Но вместо этого дело кончилось войной.
Величайшее сожаление всей моей жизни – моя безотчетная, безоговорочная поддержка данного решения. На меня напали, да! Но мое возмущение было «первым звоночком» процесса победы эмоций над рассудком. Я безоговорочно проглотил все утверждения, которые выдавались средствами массовой информации за правду. Я повторял их, словно мне за это платили. Я хотел быть освободителем. Хотел освободить угнетенных. Я принял мантру, сконструированную «для блага страны», которую в своем ошеломлении спутал с самим благом для страны. Мои индивидуальные политические взгляды, которые я выработал, как будто рухнули. Этос хакера, противника любой институциональности, который я впитал в Сети, а также аполитичный патриотизм, который унаследовал от родителей, одновременно испарились из системы моих взглядов. Я был перекован в готовое орудие мести. Самое острое унижение происходит от осознания того, как легко произошла эта трансформация и как податливо я ее принял.
Думаю, я хотел стать частью чего-то большего. До 11 сентября я колебался относительно армейской службы, потому что считал ее бесцельной, а то и просто скучной. Все знакомые, о ком я знал, что они были в армии, служили в мире после холодной войны – между падением Берлинской стены и атаками 2001 года. В этот промежуток, совпавший с моей юностью, у Америки не было врагов. Страна, в которой я вырос, была единственной глобальной супердержавой. Все казалось – по крайней мере мне и таким, как я, – процветающим и устойчивым. Не было нового фронтира, чтобы его отвоевывать, великих гражданских проблем, чтобы их решать, кроме тех, которые были онлайн. Атаки 11 сентября все изменили. И вот наконец появилось поле для битвы.
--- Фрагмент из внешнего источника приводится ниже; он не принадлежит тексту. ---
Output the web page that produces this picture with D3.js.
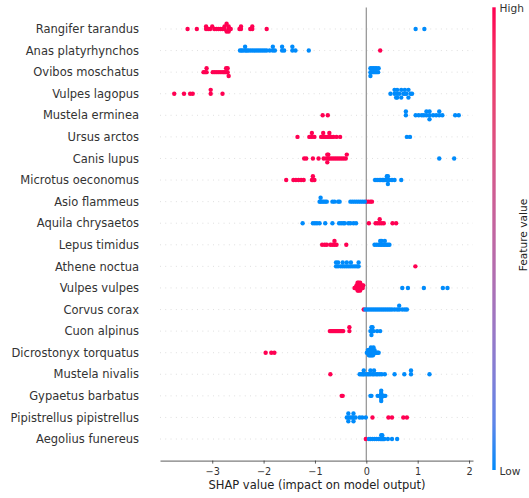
<!DOCTYPE html>
<html>
<head>
<meta charset="utf-8">
<script src="https://cdn.jsdelivr.net/npm/d3@7"></script>
<style>
	html, body { margin: 0; padding: 0; background: #fff; }
	text { font-family: "DejaVu Sans", sans-serif; }
</style>
</head>
<body>
<script>
(function() {
	'use strict';

	// DATA //

	var features = [
		'Rangifer tarandus',
		'Anas platyrhynchos',
		'Ovibos moschatus',
		'Vulpes lagopus',
		'Mustela erminea',
		'Ursus arctos',
		'Canis lupus',
		'Microtus oeconomus',
		'Asio flammeus',
		'Aquila chrysaetos',
		'Lepus timidus',
		'Athene noctua',
		'Vulpes vulpes',
		'Corvus corax',
		'Cuon alpinus',
		'Dicrostonyx torquatus',
		'Mustela nivalis',
		'Gypaetus barbatus',
		'Pipistrellus pipistrellus',
		'Aegolius funereus'
	];

	// SHAP values of samples with a high feature value (red):
	var highShap = [
		[ -3.48, -3.30, -3.12, -3.12, -3.08, -3.04, -3.00, -2.96, -2.92, -2.88, -2.84, -2.80, -2.76, -2.76, -2.72, -2.72, -2.68, -2.68, -2.68, -2.64, -2.47, -2.44, -2.44, -2.26, -2.22, -2.22, -1.94 ],
		[ 0.27 ],
		[ -3.17, -3.14, -3.11, -3.11, -2.99, -2.95, -2.91, -2.87, -2.83, -2.79, -2.76, -2.73, -2.73, -2.70, -2.70, -2.68 ],
		[ -3.74, -3.55, -3.43, -3.38, -3.03, -3.03, -2.80 ],
		[ -0.85, -0.75 ],
		[ -1.34, -1.11, -1.06, -1.06, -1.01, -0.88, -0.84, -0.84, -0.80, -0.76, -0.72, -0.72, -0.68, -0.64, -0.58, -0.51 ],
		[ -1.21, -1.17, -1.04, -0.93, -0.83, -0.78, -0.76, -0.76, -0.74, -0.74, -0.72, -0.68, -0.64, -0.60, -0.56, -0.52, -0.48, -0.44, -0.40, -0.38 ],
		[ -1.56, -1.42, -1.37, -1.32, -1.27, -1.22, -1.06, -1.04, -1.04, -1.01 ],
		[ 0.00, 0.04, 0.08, 0.11 ],
		[ 0.05, 0.18, 0.22, 0.26, 0.26, 0.30, 0.34, 0.51, 0.58 ],
		[ -0.86, -0.81, -0.77, -0.70, -0.66, -0.62, -0.62, -0.58, -0.39 ],
		[ 0.955 ],
		[ -0.23, -0.21, -0.20, -0.19, -0.18, -0.18, -0.17, -0.17, -0.16, -0.16, -0.15, -0.15, -0.14, -0.14, -0.13, -0.13, -0.12, -0.12, -0.11, -0.10, -0.09, -0.08, -0.07, -0.06 ],
		[ -0.05 ],
		[ -0.71, -0.69, -0.67, -0.65, -0.63, -0.61, -0.59, -0.57, -0.55, -0.53, -0.51, -0.49, -0.47, -0.45, -0.33, -0.33 ],
		[ -1.96, -1.85, -1.79 ],
		[ -0.70 ],
		[ -0.48, -0.46 ],
		[ 0.12, 0.43, 0.50, 0.72, 0.79 ],
		[ -0.01 ]
	];

	// SHAP values of samples with a low feature value (blue):
	var lowShap = [
		[ 0.96, 1.13 ],
		[ -2.46, -2.43, -2.40, -2.36, -2.36, -2.33, -2.30, -2.26, -2.22, -2.18, -2.14, -2.10, -2.06, -2.02, -1.98, -1.94, -1.88, -1.82, -1.82, -1.78, -1.64, -1.64, -1.60, -1.44, -1.44, -1.38, -1.12 ],
		[ 0.08, 0.08, 0.08, 0.11, 0.11, 0.14, 0.14, 0.17, 0.17, 0.20, 0.20, 0.23, 0.24 ],
		[ 0.47, 0.55, 0.55, 0.58, 0.60, 0.60, 0.60, 0.64, 0.68, 0.68, 0.72, 0.75, 0.75, 0.78, 0.82, 0.82, 0.86, 0.89 ],
		[ 0.77, 0.77, 0.96, 1.02, 1.08, 1.12, 1.17, 1.17, 1.23, 1.23, 1.23, 1.30, 1.36, 1.42, 1.42, 1.48, 1.73, 1.80 ],
		[ 0.79, 0.85 ],
		[ 1.42, 1.71 ],
		[ 0.17, 0.21, 0.25, 0.28, 0.31, 0.33, 0.35, 0.38, 0.40, 0.42, 0.42, 0.42, 0.45, 0.50, 0.55, 0.68 ],
		[ -0.91, -0.89, -0.89, -0.86, -0.83, -0.80, -0.77, -0.66, -0.62, -0.55, -0.52, -0.31, -0.27, -0.23, -0.19, -0.15, -0.11, -0.07, -0.03 ],
		[ -1.24, -1.04, -1.00, -0.96, -0.91, -0.80, -0.66, -0.53, -0.49, -0.45, -0.42, -0.35, -0.31, -0.25, -0.20 ],
		[ 0.16, 0.20, 0.24, 0.27, 0.27, 0.30, 0.30, 0.33, 0.36, 0.36, 0.39, 0.42, 0.45 ],
		[ -0.59, -0.59, -0.55, -0.55, -0.50, -0.46, -0.46, -0.42, -0.38, -0.38, -0.34, -0.30, -0.30, -0.26, -0.22, -0.18, -0.15, -0.15 ],
		[ 0.70, 0.81, 1.12, 1.49, 1.58 ],
		[ -0.02, 0.02, 0.06, 0.10, 0.14, 0.18, 0.22, 0.26, 0.30, 0.34, 0.38, 0.42, 0.46, 0.50, 0.55, 0.60, 0.64, 0.64, 0.70, 0.75, 0.79 ],
		[ 0.08, 0.10, 0.10, 0.10, 0.12, 0.12, 0.14, 0.21, 0.27 ],
		[ 0.01, 0.03, 0.04, 0.05, 0.05, 0.06, 0.07, 0.07, 0.08, 0.08, 0.09, 0.09, 0.10, 0.10, 0.11, 0.12, 0.12, 0.13, 0.14, 0.15, 0.16, 0.18, 0.20, 0.22, 0.24 ],
		[ -0.13, -0.10, -0.07, -0.05, -0.05, -0.02, 0.02, 0.05, 0.08, 0.08, 0.12, 0.15, 0.15, 0.19, 0.22, 0.26, 0.30, 0.36, 0.55, 0.74, 0.87, 0.87, 1.23 ],
		[ 0.08, 0.10, 0.22, 0.26, 0.28, 0.29, 0.29, 0.29, 0.29, 0.29, 0.31, 0.33, 0.35, 0.37 ],
		[ -0.38, -0.35, -0.35, -0.35, -0.31, -0.27, -0.25, -0.25, -0.25, -0.21, -0.13, -0.08, -0.01 ],
		[ 0.05, 0.08, 0.12, 0.16, 0.20, 0.24, 0.27, 0.29, 0.29, 0.31, 0.31, 0.33, 0.35, 0.42, 0.50, 0.60 ]
	];

	var xTicks = [ -3, -2, -1, 0, 1, 2 ];

	var xLabel = 'SHAP value (impact on model output)',
		colorLabel = 'Feature value',
		colorTicks = [ 'High', 'Low' ];


	// VARIABLES //

	var WIDTH = 529,
		HEIGHT = 498,
		LEFT = 160,
		RIGHT = 473,
		TOP = 7.4,
		BOTTOM = 460.6,
		RADIUS = 2.2,
		NBINS = 100,
		ROW_HEIGHT = 0.4,
		HIGH_COLOR = '#ff0052',
		LOW_COLOR = '#008bfb',
		AXIS_COLOR = '#333333';


	// FUNCTIONS //

	/**
	* FUNCTION: swarm( values )
	*	Returns vertical offsets (row units) stacking points of equal bins.
	*/
	function swarm( values ) {
		var lo = d3.min( values ),
			hi = d3.max( values ),
			quant,
			order,
			ys,
			layer = 0,
			lastBin = -1,
			top;

		quant = values.map( function( v ) {
			return Math.round( NBINS * ( v - lo ) / ( hi - lo + 1e-8 ) );
		});
		order = d3.range( values.length ).sort( function( a, b ) {
			return ( quant[ a ] - quant[ b ] ) || ( values[ a ] - values[ b ] ) || ( a - b );
		});
		ys = values.map( function() { return 0; } );
		order.forEach( function( i ) {
			if ( quant[ i ] !== lastBin ) {
				layer = 0;
			}
			ys[ i ] = Math.ceil( layer / 2 ) * ( ( layer % 2 ) * 2 - 1 );
			layer += 1;
			lastBin = quant[ i ];
		});
		top = d3.max( ys ) + 1;
		return ys.map( function( y ) {
			return y * 0.9 * ROW_HEIGHT / top;
		});
	}


	// SCALES //

	var allValues = d3.merge( highShap.concat( lowShap ) ),
		extent = d3.extent( allValues ),
		pad = 0.05 * ( extent[ 1 ] - extent[ 0 ] );

	var x = d3.scaleLinear()
		.domain( [ extent[ 0 ] - pad, extent[ 1 ] + pad ] )
		.range( [ LEFT, RIGHT ] );

	var y = d3.scaleLinear()
		.domain( [ -1, features.length ] )
		.range( [ BOTTOM, TOP ] );

	var color = d3.scaleLinear()
		.domain( [ 0, 1 ] )
		.range( [ LOW_COLOR, HIGH_COLOR ] )
		.interpolate( d3.interpolateLab );


	// CANVAS //

	var svg = d3.select( 'body' ).append( 'svg' )
		.attr( 'width', WIDTH )
		.attr( 'height', HEIGHT )
		.attr( 'viewBox', '0 0 ' + WIDTH + ' ' + HEIGHT );

	// Build the points of every row:
	var points = [];
	features.forEach( function( name, i ) {
		var pos = features.length - 1 - i,
			vals = highShap[ i ].concat( lowShap[ i ] ),
			flags = highShap[ i ].map( function() { return 1; } )
				.concat( lowShap[ i ].map( function() { return 0; } ) ),
			offs = swarm( vals );
		vals.forEach( function( v, j ) {
			points.push( { value: v, feature: flags[ j ], pos: pos, dy: offs[ j ] } );
		});
	});

	// Grid lines behind each row:
	svg.append( 'g' )
		.attr( 'class', 'grid' )
		.selectAll( 'line' )
		.data( features )
	  .enter().append( 'line' )
		.attr( 'x1', LEFT )
		.attr( 'x2', RIGHT )
		.attr( 'y1', function( d, i ) { return y( features.length - 1 - i ); } )
		.attr( 'y2', function( d, i ) { return y( features.length - 1 - i ); } )
		.attr( 'stroke', '#c4c4c4' )
		.attr( 'stroke-width', 0.6 )
		.attr( 'stroke-dasharray', '0.9,4.4' );

	// Zero line:
	svg.append( 'line' )
		.attr( 'x1', x( 0 ) )
		.attr( 'x2', x( 0 ) )
		.attr( 'y1', TOP )
		.attr( 'y2', BOTTOM )
		.attr( 'stroke', '#999999' )
		.attr( 'stroke-width', 1.3 );

	// Dots:
	svg.append( 'g' )
		.attr( 'class', 'dots' )
		.selectAll( 'circle' )
		.data( points )
	  .enter().append( 'circle' )
		.attr( 'cx', function( d ) { return x( d.value ); } )
		.attr( 'cy', function( d ) { return y( d.pos + d.dy ); } )
		.attr( 'r', RADIUS )
		.attr( 'fill', function( d ) { return color( d.feature ); } );

	// Feature labels:
	svg.append( 'g' )
		.attr( 'class', 'labels' )
		.selectAll( 'text' )
		.data( features )
	  .enter().append( 'text' )
		.attr( 'x', 139 )
		.attr( 'y', function( d, i ) { return y( features.length - 1 - i ); } )
		.attr( 'dy', '0.36em' )
		.attr( 'text-anchor', 'end' )
		.attr( 'font-size', '11.5px' )
		.attr( 'fill', AXIS_COLOR )
		.text( function( d ) { return d; } );

	// X axis:
	var xAxis = svg.append( 'g' )
		.attr( 'class', 'x axis' )
		.attr( 'transform', 'translate(0,' + BOTTOM + ')' )
		.call( d3.axisBottom( x )
			.tickValues( xTicks )
			.tickFormat( d3.format( 'd' ) )
			.tickSizeInner( 3 )
			.tickSizeOuter( 0 )
			.tickPadding( 4.5 ) );

	xAxis.select( '.domain' )
		.attr( 'stroke', AXIS_COLOR )
		.attr( 'stroke-width', 0.8 );
	xAxis.selectAll( '.tick line' )
		.attr( 'stroke', AXIS_COLOR )
		.attr( 'stroke-width', 0.8 );
	xAxis.selectAll( '.tick text' )
		.attr( 'fill', AXIS_COLOR )
		.attr( 'font-size', '9.7px' )
		.attr( 'font-family', '"DejaVu Sans", sans-serif' );

	svg.append( 'text' )
		.attr( 'x', ( LEFT + RIGHT ) / 2 + 0.5 )
		.attr( 'y', 488.5 )
		.attr( 'text-anchor', 'middle' )
		.attr( 'font-size', '11.5px' )
		.attr( 'fill', '#222' )
		.text( xLabel );

	// Color bar:
	var grad = svg.append( 'defs' ).append( 'linearGradient' )
		.attr( 'id', 'cbar' )
		.attr( 'x1', 0 ).attr( 'x2', 0 )
		.attr( 'y1', 1 ).attr( 'y2', 0 );

	grad.selectAll( 'stop' )
		.data( d3.range( 0, 1.0001, 0.1 ) )
	  .enter().append( 'stop' )
		.attr( 'offset', function( d ) { return d; } )
		.attr( 'stop-color', function( d ) { return color( d ); } );

	svg.append( 'rect' )
		.attr( 'x', 492.3 )
		.attr( 'y', 7.3 )
		.attr( 'width', 3.4 )
		.attr( 'height', 462.7 )
		.attr( 'fill', 'url(#cbar)' );

	svg.selectAll( 'text.cticks' )
		.data( colorTicks )
	  .enter().append( 'text' )
		.attr( 'class', 'cticks' )
		.attr( 'x', 499.5 )
		.attr( 'y', function( d, i ) { return i === 0 ? 11.8 : 475; } )
		.attr( 'font-size', '10.6px' )
		.attr( 'fill', AXIS_COLOR )
		.text( function( d ) { return d; } );

	svg.append( 'text' )
		.attr( 'transform', 'translate(526.5,235) rotate(-90)' )
		.attr( 'text-anchor', 'middle' )
		.attr( 'font-size', '10.6px' )
		.attr( 'fill', '#222' )
		.text( colorLabel );

})();
</script>
</body>
</html>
Мое решение тем не менее встревожило меня. Я думал, что больше пригожусь моей стране у терминала. Но нормальная работа в области информационных технологий казалась слишком комфортабельной и безопасной в мире асимметричного конфликта. Я думал, что буду походить на хакеров из кинофильмов или на ТВ – этакие сцены со стенами мигающих огней, предупреждающих о вирусах, когда ты преследуешь врагов и срываешь их коварные замыслы. К несчастью для меня, основные агентства, которые этим занимались – АНБ и ЦРУ, – пользовались списками требований по найму сотрудников, составленными полвека назад, и часто по традиции настаивали на дипломе об окончании колледжа. Получалось, что если техническая отрасль признавала мои документы об окончании Анн-Арандельского колледжа и квалификацию системного инженера Майкрософт (MCSE) подходящими, то правительство с этим не считалось. Чем больше я собирал материала в Сети, тем больше осознавал, что мир после 11 сентября был миром исключений. Агентства, особенно технического направления, разрастались так быстро, что иногда делались исключения для ветеранов военной службы. И вот тогда я решил поступить на службу в армию.
Вы можете подумать, что мое решение имело смысл или было неизбежностью, отвечало семейным традициям или характеру службы родных. Нет, все было не так. Записываясь в армию, я точно так же бунтовал против устоявшейся преемственности, как и подчинялся ей – потому что, поговорив с новобранцами из всех родов войск, я решил идти в армию, руководителей которой некоторые из моих родственников-пограничников традиционно считали полоумной «американской военщиной».
Когда я сообщил о своем решении маме, она плакала несколько дней. Я лучше знал, как стоит сообщить о своем выборе отцу, который уже достаточно ясно выразился во время гипотетической дискуссии, что я буду растрачивать там свой технический талант.
В день отъезда я написал ему письмо – от руки, а не на принтере. Я объяснил свое решение и подсунул конверт под переднюю дверь его квартиры. Оно заканчивалось словами, от которых меня до сих пор передергивает: «Прости, папа, – писал я, – но это жизненно необходимо для моего личностного роста».